Q&A: McKesson and Cerner execs discuss CommonWell Health Alliance
Hammergren: I think winning is going to be on the same dimensions that we've always won or lost, in the application space, at least from our perspective. To think that you can win by having a data strategy that is not ubiquitous, and not "everyone in" is, from my perspective, shortsighted. We provide technology to retail pharmacies and health plans ... everybody and their brother. All of those people will be better off if we can move information between them. That's not what we've done as an industry. I don't think we as a company – or any company – would ever have a complete data set on a patient. So this is not something that strategy officers in the IT industry sit back and say to their CEOs, "We should not do this, and here are the following competitive reasons why. There may be some people who make money on the movement of data, who say, "This is also moving data, and so it's competing with me." But it won't be the typical application vendors that will have that point of view.

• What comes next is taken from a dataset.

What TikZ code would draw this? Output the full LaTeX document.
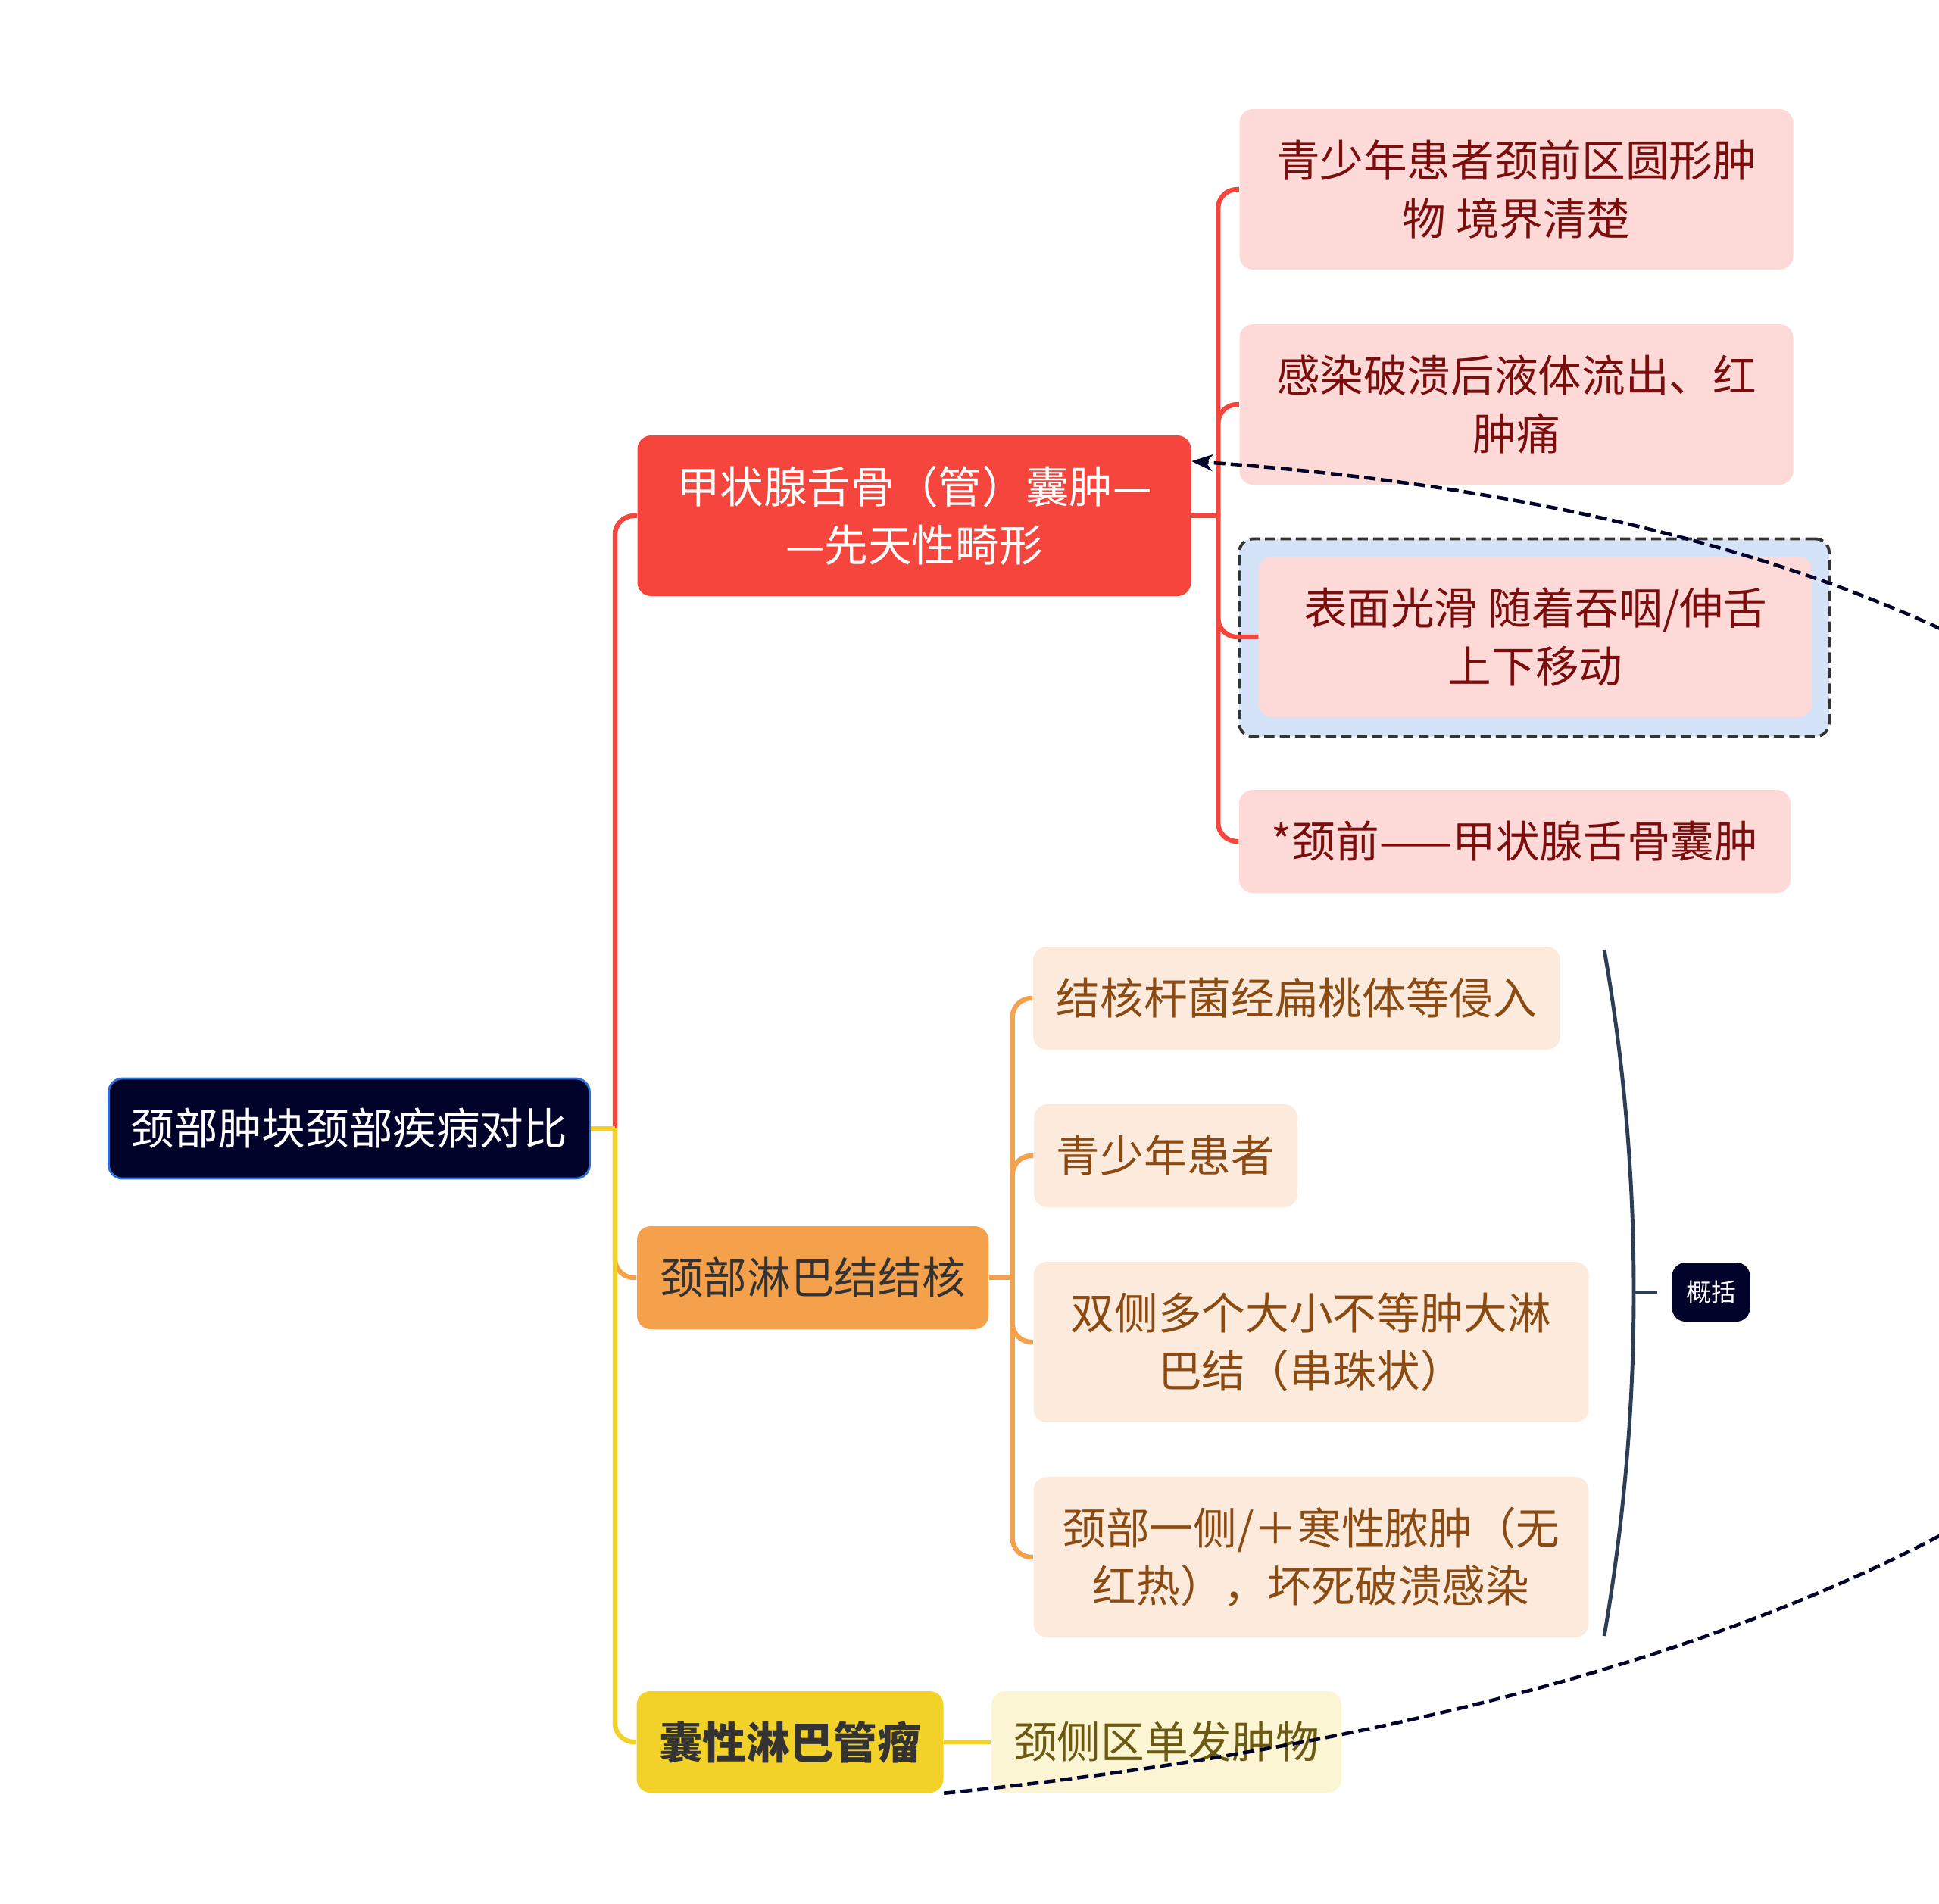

McCallie: The other thing is that the market has really changed around where this data needs to go. A lot of it is because of Obamacare and the focus on accountable care organizations. When IDNs were trying to consolidate all the information within the walls of the IDN, there wasn't really a push for interoperability at this kind of scale. But nobody can survive if that's all they do now. Because they don't have enough people. All of a sudden, every conversation starts with, "We gotta have the data." We wanna get the plumbing discussion off the table so we can talk about the applications.
Hammergren: And the analytics tools and the population health tools. Even the more sophisticated systems that have had this closed environment kind of view are beginning to recognize when they take risks, "Oh, that patient is in Florida two months out of the year, and I don't have that data in the Mayo Clinic system." And if they don't get it, they have a real problem.